MATERIAL —
◇ ◇ ◇ ◇ ◇ ◇ ◇

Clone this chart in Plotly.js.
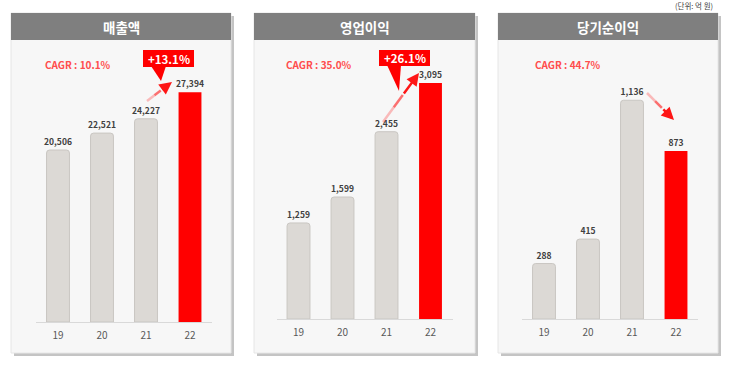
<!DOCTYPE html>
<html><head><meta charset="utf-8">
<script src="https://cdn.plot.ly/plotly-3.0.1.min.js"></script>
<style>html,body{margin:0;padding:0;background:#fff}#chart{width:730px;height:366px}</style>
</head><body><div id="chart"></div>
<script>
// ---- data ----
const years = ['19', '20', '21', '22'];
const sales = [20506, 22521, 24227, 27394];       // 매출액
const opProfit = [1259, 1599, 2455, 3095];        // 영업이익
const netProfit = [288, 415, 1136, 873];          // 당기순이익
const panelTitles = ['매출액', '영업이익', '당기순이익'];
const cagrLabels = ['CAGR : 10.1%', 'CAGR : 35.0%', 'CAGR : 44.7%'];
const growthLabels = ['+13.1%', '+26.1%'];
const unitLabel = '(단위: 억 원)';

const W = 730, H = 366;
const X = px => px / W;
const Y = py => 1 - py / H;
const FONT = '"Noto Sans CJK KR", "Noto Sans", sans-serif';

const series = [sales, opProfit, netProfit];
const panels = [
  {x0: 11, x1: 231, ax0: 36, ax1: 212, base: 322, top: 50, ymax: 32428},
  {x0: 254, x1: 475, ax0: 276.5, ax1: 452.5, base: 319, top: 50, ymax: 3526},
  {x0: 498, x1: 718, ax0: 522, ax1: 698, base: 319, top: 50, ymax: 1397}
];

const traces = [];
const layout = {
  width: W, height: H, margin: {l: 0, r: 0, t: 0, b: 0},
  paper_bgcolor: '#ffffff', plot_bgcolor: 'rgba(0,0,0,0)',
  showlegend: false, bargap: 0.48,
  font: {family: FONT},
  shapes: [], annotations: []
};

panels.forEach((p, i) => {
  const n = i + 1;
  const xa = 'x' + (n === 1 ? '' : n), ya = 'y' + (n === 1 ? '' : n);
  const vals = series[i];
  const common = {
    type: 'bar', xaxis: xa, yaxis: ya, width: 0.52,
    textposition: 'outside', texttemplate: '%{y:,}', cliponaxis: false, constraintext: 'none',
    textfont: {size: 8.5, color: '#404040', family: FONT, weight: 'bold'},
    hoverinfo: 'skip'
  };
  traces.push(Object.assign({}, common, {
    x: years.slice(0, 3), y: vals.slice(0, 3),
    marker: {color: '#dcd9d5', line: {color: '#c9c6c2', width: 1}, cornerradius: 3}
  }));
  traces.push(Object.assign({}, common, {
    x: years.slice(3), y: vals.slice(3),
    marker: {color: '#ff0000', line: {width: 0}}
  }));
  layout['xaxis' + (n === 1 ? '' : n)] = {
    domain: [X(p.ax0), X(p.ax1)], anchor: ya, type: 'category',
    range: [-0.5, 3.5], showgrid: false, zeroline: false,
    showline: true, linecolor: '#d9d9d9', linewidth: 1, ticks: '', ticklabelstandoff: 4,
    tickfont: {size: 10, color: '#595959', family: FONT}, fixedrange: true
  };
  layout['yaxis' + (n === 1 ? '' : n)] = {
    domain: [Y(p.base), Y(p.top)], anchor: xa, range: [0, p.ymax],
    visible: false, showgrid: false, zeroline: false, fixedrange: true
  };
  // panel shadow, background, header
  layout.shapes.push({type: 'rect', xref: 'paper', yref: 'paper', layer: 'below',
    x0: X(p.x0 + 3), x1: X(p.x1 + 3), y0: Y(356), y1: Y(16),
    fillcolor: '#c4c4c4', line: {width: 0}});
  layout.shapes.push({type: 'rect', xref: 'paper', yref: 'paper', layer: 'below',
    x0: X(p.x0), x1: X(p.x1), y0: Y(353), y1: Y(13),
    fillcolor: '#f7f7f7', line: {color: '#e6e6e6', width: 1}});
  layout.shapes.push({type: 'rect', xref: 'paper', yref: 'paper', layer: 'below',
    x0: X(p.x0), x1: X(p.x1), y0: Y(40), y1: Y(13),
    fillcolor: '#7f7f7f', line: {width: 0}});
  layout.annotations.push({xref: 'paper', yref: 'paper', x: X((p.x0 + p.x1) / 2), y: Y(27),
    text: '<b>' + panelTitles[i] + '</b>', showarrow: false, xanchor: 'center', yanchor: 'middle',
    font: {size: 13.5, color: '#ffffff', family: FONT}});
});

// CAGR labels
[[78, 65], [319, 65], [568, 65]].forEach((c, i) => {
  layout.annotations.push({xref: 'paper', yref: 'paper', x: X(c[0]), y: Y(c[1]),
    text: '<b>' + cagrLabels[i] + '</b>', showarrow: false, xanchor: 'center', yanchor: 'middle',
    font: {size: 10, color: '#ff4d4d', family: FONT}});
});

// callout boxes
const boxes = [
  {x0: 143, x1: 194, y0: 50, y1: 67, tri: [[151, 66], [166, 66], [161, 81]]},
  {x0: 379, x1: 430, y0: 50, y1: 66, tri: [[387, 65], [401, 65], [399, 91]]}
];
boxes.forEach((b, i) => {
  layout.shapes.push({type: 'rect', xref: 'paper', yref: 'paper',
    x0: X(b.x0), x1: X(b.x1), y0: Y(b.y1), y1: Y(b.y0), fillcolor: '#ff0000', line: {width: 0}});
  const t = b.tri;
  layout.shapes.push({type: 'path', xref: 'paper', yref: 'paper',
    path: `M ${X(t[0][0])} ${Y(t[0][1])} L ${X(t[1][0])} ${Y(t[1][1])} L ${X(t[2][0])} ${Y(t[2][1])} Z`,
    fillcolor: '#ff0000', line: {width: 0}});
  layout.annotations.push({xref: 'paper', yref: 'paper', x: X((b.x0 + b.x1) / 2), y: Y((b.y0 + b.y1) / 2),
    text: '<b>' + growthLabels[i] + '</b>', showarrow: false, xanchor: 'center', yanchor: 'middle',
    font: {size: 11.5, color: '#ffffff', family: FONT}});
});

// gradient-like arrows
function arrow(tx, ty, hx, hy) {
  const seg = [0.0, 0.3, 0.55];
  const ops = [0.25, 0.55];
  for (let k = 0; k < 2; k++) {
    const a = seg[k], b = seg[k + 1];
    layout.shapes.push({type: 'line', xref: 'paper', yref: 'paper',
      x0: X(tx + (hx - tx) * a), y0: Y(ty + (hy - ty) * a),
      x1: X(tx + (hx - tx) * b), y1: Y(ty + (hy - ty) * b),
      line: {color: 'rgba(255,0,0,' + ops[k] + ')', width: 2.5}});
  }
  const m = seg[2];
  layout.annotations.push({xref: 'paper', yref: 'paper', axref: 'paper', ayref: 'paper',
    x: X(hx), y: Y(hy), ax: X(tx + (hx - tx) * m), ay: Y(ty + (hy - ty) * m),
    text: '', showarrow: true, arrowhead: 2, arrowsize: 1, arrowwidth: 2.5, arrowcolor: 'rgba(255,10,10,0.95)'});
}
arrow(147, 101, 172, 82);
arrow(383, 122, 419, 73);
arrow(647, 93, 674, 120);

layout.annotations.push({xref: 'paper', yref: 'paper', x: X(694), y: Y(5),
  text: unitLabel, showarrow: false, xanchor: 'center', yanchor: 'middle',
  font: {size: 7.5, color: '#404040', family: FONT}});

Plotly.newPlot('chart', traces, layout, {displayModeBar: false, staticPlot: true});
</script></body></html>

◇ ◇ ◇ ◇ ◇ ◇ ◇

REQUIREMENT —
Reproduce the full listing above verbatim, with no pictures included.

SOLUTION FOR THIS PROBLEM —
Clone this chart in Plotly.js.
<!DOCTYPE html>
<html><head><meta charset="utf-8">
<script src="https://cdn.plot.ly/plotly-3.0.1.min.js"></script>
<style>html,body{margin:0;padding:0;background:#fff}#chart{width:730px;height:366px}</style>
</head><body><div id="chart"></div>
<script>
// ---- data ----
const years = ['19', '20', '21', '22'];
const sales = [20506, 22521, 24227, 27394];       // 매출액
const opProfit = [1259, 1599, 2455, 3095];        // 영업이익
const netProfit = [288, 415, 1136, 873];          // 당기순이익
const panelTitles = ['매출액', '영업이익', '당기순이익'];
const cagrLabels = ['CAGR : 10.1%', 'CAGR : 35.0%', 'CAGR : 44.7%'];
const growthLabels = ['+13.1%', '+26.1%'];
const unitLabel = '(단위: 억 원)';

const W = 730, H = 366;
const X = px => px / W;
const Y = py => 1 - py / H;
const FONT = '"Noto Sans CJK KR", "Noto Sans", sans-serif';

const series = [sales, opProfit, netProfit];
const panels = [
  {x0: 11, x1: 231, ax0: 36, ax1: 212, base: 322, top: 50, ymax: 32428},
  {x0: 254, x1: 475, ax0: 276.5, ax1: 452.5, base: 319, top: 50, ymax: 3526},
  {x0: 498, x1: 718, ax0: 522, ax1: 698, base: 319, top: 50, ymax: 1397}
];

const traces = [];
const layout = {
  width: W, height: H, margin: {l: 0, r: 0, t: 0, b: 0},
  paper_bgcolor: '#ffffff', plot_bgcolor: 'rgba(0,0,0,0)',
  showlegend: false, bargap: 0.48,
  font: {family: FONT},
  shapes: [], annotations: []
};

panels.forEach((p, i) => {
  const n = i + 1;
  const xa = 'x' + (n === 1 ? '' : n), ya = 'y' + (n === 1 ? '' : n);
  const vals = series[i];
  const common = {
    type: 'bar', xaxis: xa, yaxis: ya, width: 0.52,
    textposition: 'outside', texttemplate: '%{y:,}', cliponaxis: false, constraintext: 'none',
    textfont: {size: 8.5, color: '#404040', family: FONT, weight: 'bold'},
    hoverinfo: 'skip'
  };
  traces.push(Object.assign({}, common, {
    x: years.slice(0, 3), y: vals.slice(0, 3),
    marker: {color: '#dcd9d5', line: {color: '#c9c6c2', width: 1}, cornerradius: 3}
  }));
  traces.push(Object.assign({}, common, {
    x: years.slice(3), y: vals.slice(3),
    marker: {color: '#ff0000', line: {width: 0}}
  }));
  layout['xaxis' + (n === 1 ? '' : n)] = {
    domain: [X(p.ax0), X(p.ax1)], anchor: ya, type: 'category',
    range: [-0.5, 3.5], showgrid: false, zeroline: false,
    showline: true, linecolor: '#d9d9d9', linewidth: 1, ticks: '', ticklabelstandoff: 4,
    tickfont: {size: 10, color: '#595959', family: FONT}, fixedrange: true
  };
  layout['yaxis' + (n === 1 ? '' : n)] = {
    domain: [Y(p.base), Y(p.top)], anchor: xa, range: [0, p.ymax],
    visible: false, showgrid: false, zeroline: false, fixedrange: true
  };
  // panel shadow, background, header
  layout.shapes.push({type: 'rect', xref: 'paper', yref: 'paper', layer: 'below',
    x0: X(p.x0 + 3), x1: X(p.x1 + 3), y0: Y(356), y1: Y(16),
    fillcolor: '#c4c4c4', line: {width: 0}});
  layout.shapes.push({type: 'rect', xref: 'paper', yref: 'paper', layer: 'below',
    x0: X(p.x0), x1: X(p.x1), y0: Y(353), y1: Y(13),
    fillcolor: '#f7f7f7', line: {color: '#e6e6e6', width: 1}});
  layout.shapes.push({type: 'rect', xref: 'paper', yref: 'paper', layer: 'below',
    x0: X(p.x0), x1: X(p.x1), y0: Y(40), y1: Y(13),
    fillcolor: '#7f7f7f', line: {width: 0}});
  layout.annotations.push({xref: 'paper', yref: 'paper', x: X((p.x0 + p.x1) / 2), y: Y(27),
    text: '<b>' + panelTitles[i] + '</b>', showarrow: false, xanchor: 'center', yanchor: 'middle',
    font: {size: 13.5, color: '#ffffff', family: FONT}});
});

// CAGR labels
[[78, 65], [319, 65], [568, 65]].forEach((c, i) => {
  layout.annotations.push({xref: 'paper', yref: 'paper', x: X(c[0]), y: Y(c[1]),
    text: '<b>' + cagrLabels[i] + '</b>', showarrow: false, xanchor: 'center', yanchor: 'middle',
    font: {size: 10, color: '#ff4d4d', family: FONT}});
});

// callout boxes
const boxes = [
  {x0: 143, x1: 194, y0: 50, y1: 67, tri: [[151, 66], [166, 66], [161, 81]]},
  {x0: 379, x1: 430, y0: 50, y1: 66, tri: [[387, 65], [401, 65], [399, 91]]}
];
boxes.forEach((b, i) => {
  layout.shapes.push({type: 'rect', xref: 'paper', yref: 'paper',
    x0: X(b.x0), x1: X(b.x1), y0: Y(b.y1), y1: Y(b.y0), fillcolor: '#ff0000', line: {width: 0}});
  const t = b.tri;
  layout.shapes.push({type: 'path', xref: 'paper', yref: 'paper',
    path: `M ${X(t[0][0])} ${Y(t[0][1])} L ${X(t[1][0])} ${Y(t[1][1])} L ${X(t[2][0])} ${Y(t[2][1])} Z`,
    fillcolor: '#ff0000', line: {width: 0}});
  layout.annotations.push({xref: 'paper', yref: 'paper', x: X((b.x0 + b.x1) / 2), y: Y((b.y0 + b.y1) / 2),
    text: '<b>' + growthLabels[i] + '</b>', showarrow: false, xanchor: 'center', yanchor: 'middle',
    font: {size: 11.5, color: '#ffffff', family: FONT}});
});

// gradient-like arrows
function arrow(tx, ty, hx, hy) {
  const seg = [0.0, 0.3, 0.55];
  const ops = [0.25, 0.55];
  for (let k = 0; k < 2; k++) {
    const a = seg[k], b = seg[k + 1];
    layout.shapes.push({type: 'line', xref: 'paper', yref: 'paper',
      x0: X(tx + (hx - tx) * a), y0: Y(ty + (hy - ty) * a),
      x1: X(tx + (hx - tx) * b), y1: Y(ty + (hy - ty) * b),
      line: {color: 'rgba(255,0,0,' + ops[k] + ')', width: 2.5}});
  }
  const m = seg[2];
  layout.annotations.push({xref: 'paper', yref: 'paper', axref: 'paper', ayref: 'paper',
    x: X(hx), y: Y(hy), ax: X(tx + (hx - tx) * m), ay: Y(ty + (hy - ty) * m),
    text: '', showarrow: true, arrowhead: 2, arrowsize: 1, arrowwidth: 2.5, arrowcolor: 'rgba(255,10,10,0.95)'});
}
arrow(147, 101, 172, 82);
arrow(383, 122, 419, 73);
arrow(647, 93, 674, 120);

layout.annotations.push({xref: 'paper', yref: 'paper', x: X(694), y: Y(5),
  text: unitLabel, showarrow: false, xanchor: 'center', yanchor: 'middle',
  font: {size: 7.5, color: '#404040', family: FONT}});

Plotly.newPlot('chart', traces, layout, {displayModeBar: false, staticPlot: true});
</script></body></html>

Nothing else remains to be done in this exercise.